Move over, onion rings — this fall it's all about crispy acorn squash rings
I've always been an onion ring fan. When given the option of onion rings or fries, onion rings will win hands down for me (unless sweet potato fries are a choice — then things get complicated). I just love the crunchy exterior with the soft, warm middle of the onion ring. Nothing beats that.
Onion rings are one of those things, though, that are totally an order-out kind of food, only because there's no way I'm smelling up my house with frying oil for some greasy onions that the diner can do better than I ever could at home anyway. That said, I still crave them and their crunch. These crispy baked coconut-acorn squash rings are my at-home (healthier) fall version of the onion ring. A version you can feel good about eating, with all the things you love about the classic onion ring.
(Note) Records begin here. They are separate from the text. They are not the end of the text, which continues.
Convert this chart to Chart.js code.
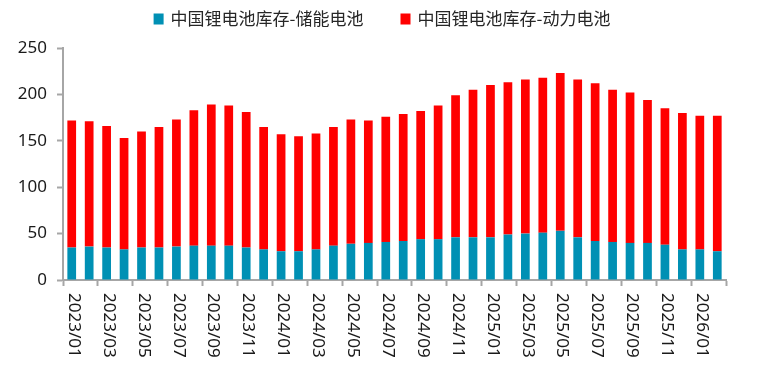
<!DOCTYPE html>
<html>
<head>
<meta charset="utf-8">
<script src="https://cdn.jsdelivr.net/npm/chart.js@4/dist/chart.umd.min.js"></script>
<style>
    html, body { margin: 0; padding: 0; background: #fff; }
    #wrap { width: 780px; height: 377px; }
</style>
</head>
<body>
<div id="wrap"><canvas id="stockChart"></canvas></div>
<script>
const months = [
    '2023/01', '2023/02', '2023/03', '2023/04', '2023/05', '2023/06', '2023/07', '2023/08', '2023/09', '2023/10', '2023/11', '2023/12',
    '2024/01', '2024/02', '2024/03', '2024/04', '2024/05', '2024/06', '2024/07', '2024/08', '2024/09', '2024/10', '2024/11', '2024/12',
    '2025/01', '2025/02', '2025/03', '2025/04', '2025/05', '2025/06', '2025/07', '2025/08', '2025/09', '2025/10', '2025/11', '2025/12',
    '2026/01', '2026/02'
]

// 储能电池
const storageStock = [
    35, 36, 35, 33, 35, 35, 36, 37, 37, 37, 35, 33,
    31, 31, 33, 37, 39, 40, 41, 42, 44, 44, 46, 46,
    46, 49, 50, 51, 53, 46, 42, 41, 40, 40, 38, 33,
    33, 31
]

// 动力电池
const powerStock = [
    137, 135, 131, 120, 125, 130, 137, 146, 152, 151, 146, 132,
    126, 124, 125, 128, 134, 132, 135, 137, 138, 144, 153, 159,
    164, 164, 166, 167, 170, 170, 170, 164, 162, 154, 147, 147,
    144, 146
]

const yTicks = [0, 50, 100, 150, 200, 250]

const axisGray = '#A6A6A6'
const textColor = '#1a1a1a'

// x labels read top to bottom, every other month
const verticalLabels = {
    id: 'verticalLabels',
    afterDraw(chart) {
        const xs = chart.scales.x
        const ctx = chart.ctx
        ctx.save()
        ctx.font = '17px "Noto Sans", sans-serif'
        ctx.fillStyle = textColor
        ctx.textAlign = 'left'
        ctx.textBaseline = 'middle'
        months.forEach((m, i) => {
            if (i % 2) return
            ctx.save()
            ctx.translate(xs.getPixelForValue(i) + 2, xs.top + 13)
            ctx.rotate(Math.PI / 2)
            ctx.fillText(m, 0, 0)
            ctx.restore()
        })
        ctx.restore()
    }
}

const topLegend = {
    id: 'topLegend',
    afterDraw(chart) {
        const ctx = chart.ctx
        ctx.save()
        ctx.font = '17px "Noto Sans CJK SC", sans-serif'
        ctx.textBaseline = 'middle'
        const items = chart.data.datasets.map(ds => ({
            text: ds.label,
            color: ds.backgroundColor,
            w: ctx.measureText(ds.label).width
        }))
        const box = 10, gap = 7, between = 37
        const total = items.reduce((s, it) => s + box + gap + it.w, 0) + between * (items.length - 1)
        let x = (chart.width - total) / 2 - 8
        const y = 19
        items.forEach(it => {
            ctx.fillStyle = it.color
            ctx.fillRect(x, y - 5.5, box, 11)
            x += box + gap
            ctx.fillStyle = '#262626'
            ctx.fillText(it.text, x, y)
            x += it.w + between
        })
        ctx.restore()
    }
}

const ctx = document.getElementById('stockChart').getContext('2d')

new Chart(ctx, {
    type: 'bar',
    data: {
        labels: months,
        datasets: [{
            label: '中国锂电池库存-储能电池',
            data: storageStock,
            backgroundColor: '#0090B4',
            barPercentage: 0.5,
            categoryPercentage: 1
        }, {
            label: '中国锂电池库存-动力电池',
            data: powerStock,
            backgroundColor: '#FF0000',
            barPercentage: 0.5,
            categoryPercentage: 1
        }]
    },
    options: {
        responsive: true,
        maintainAspectRatio: false,
        animation: false,
        layout: {
            padding: { top: 48, right: 54, left: 0, bottom: 0 }
        },
        scales: {
            x: {
                stacked: true,
                offset: true,
                grid: {
                    drawOnChartArea: false,
                    tickLength: 6,
                    tickWidth: 2,
                    offset: true,
                    tickColor: (c) => (c.index === undefined || c.index % 2 === 0) ? axisGray : 'rgba(0,0,0,0)'
                },
                border: { color: axisGray, width: 2 },
                ticks: { display: false },
                afterFit: (scale) => { scale.height = 97 }
            },
            y: {
                stacked: true,
                min: yTicks[0],
                max: yTicks[yTicks.length - 1],
                afterBuildTicks: (scale) => { scale.ticks = yTicks.map(v => ({ value: v })) },
                grid: {
                    drawOnChartArea: false,
                    tickLength: 6,
                    tickWidth: 2,
                    tickColor: axisGray
                },
                border: { color: axisGray, width: 2 },
                ticks: {
                    padding: 10,
                    color: textColor,
                    font: { family: '"Noto Sans", sans-serif', size: 17 }
                },
                afterFit: (scale) => { scale.width = 63 }
            }
        },
        plugins: {
            legend: { display: false },
            tooltip: { enabled: false }
        }
    },
    plugins: [verticalLabels, topLegend]
})
</script>
</body>
</html>
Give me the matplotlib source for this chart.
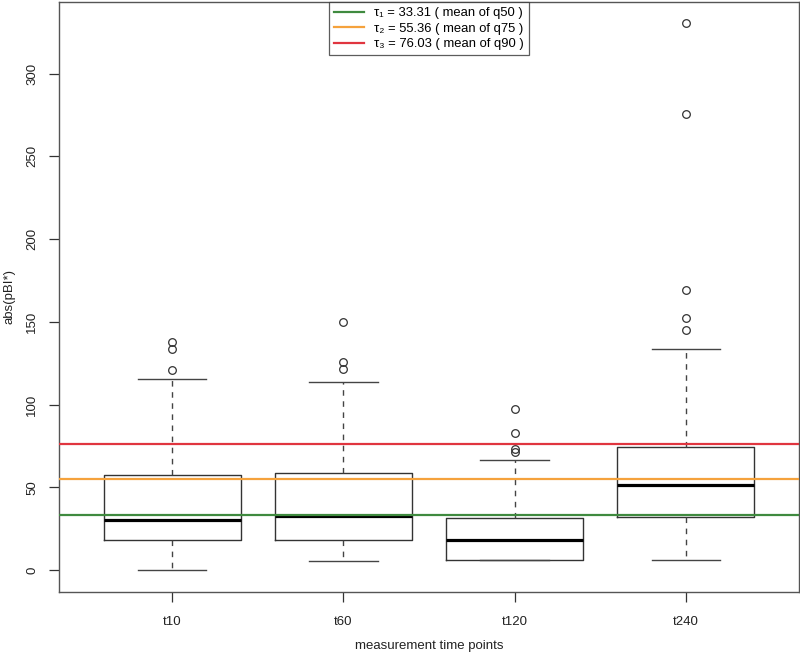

Crispy baked coconut-acorn squash rings recipe
Prep time: 10 minutes | Bake time: 35 minutes | Total time: 45 minutes
- 1 acorn squash, cut into rings, seeds removed
- 1/3 cup coconut milk (from a carton)
- 1 tablespoon coconut oil
- 1/2 cup breadcrumbs
- 1/2 cup unsweetened shredded coconut
- Salt and pepper
- 2 tablespoons barbecue sauce or sweet chili sauce
- 1/4 cup plain Greek yogurt
- Heat the oven to 425 degrees F. Line a baking sheet with tinfoil, and place a wire rack on top.
- Into a shallow bowl, pour the milk and coconut oil. Heat in the microwave for about 30 seconds, and then whisk together.
- In a small dish, place the breadcrumbs, coconut, salt and pepper, and toss to combine.
- Dip the squash rings into the milk mixture, and then coat them in the breadcrumb-coconut mixture.
- Place the squash on the rack on top of the baking sheet.
- Bake for 20 minutes, until golden brown and crispy on the top. Flip carefully, and return to the oven for another 15 minutes.
- In a small bowl, mix the barbecue sauce or sweet chili sauce with the Greek yogurt.
- Serve the squash warm out of the oven with the dip.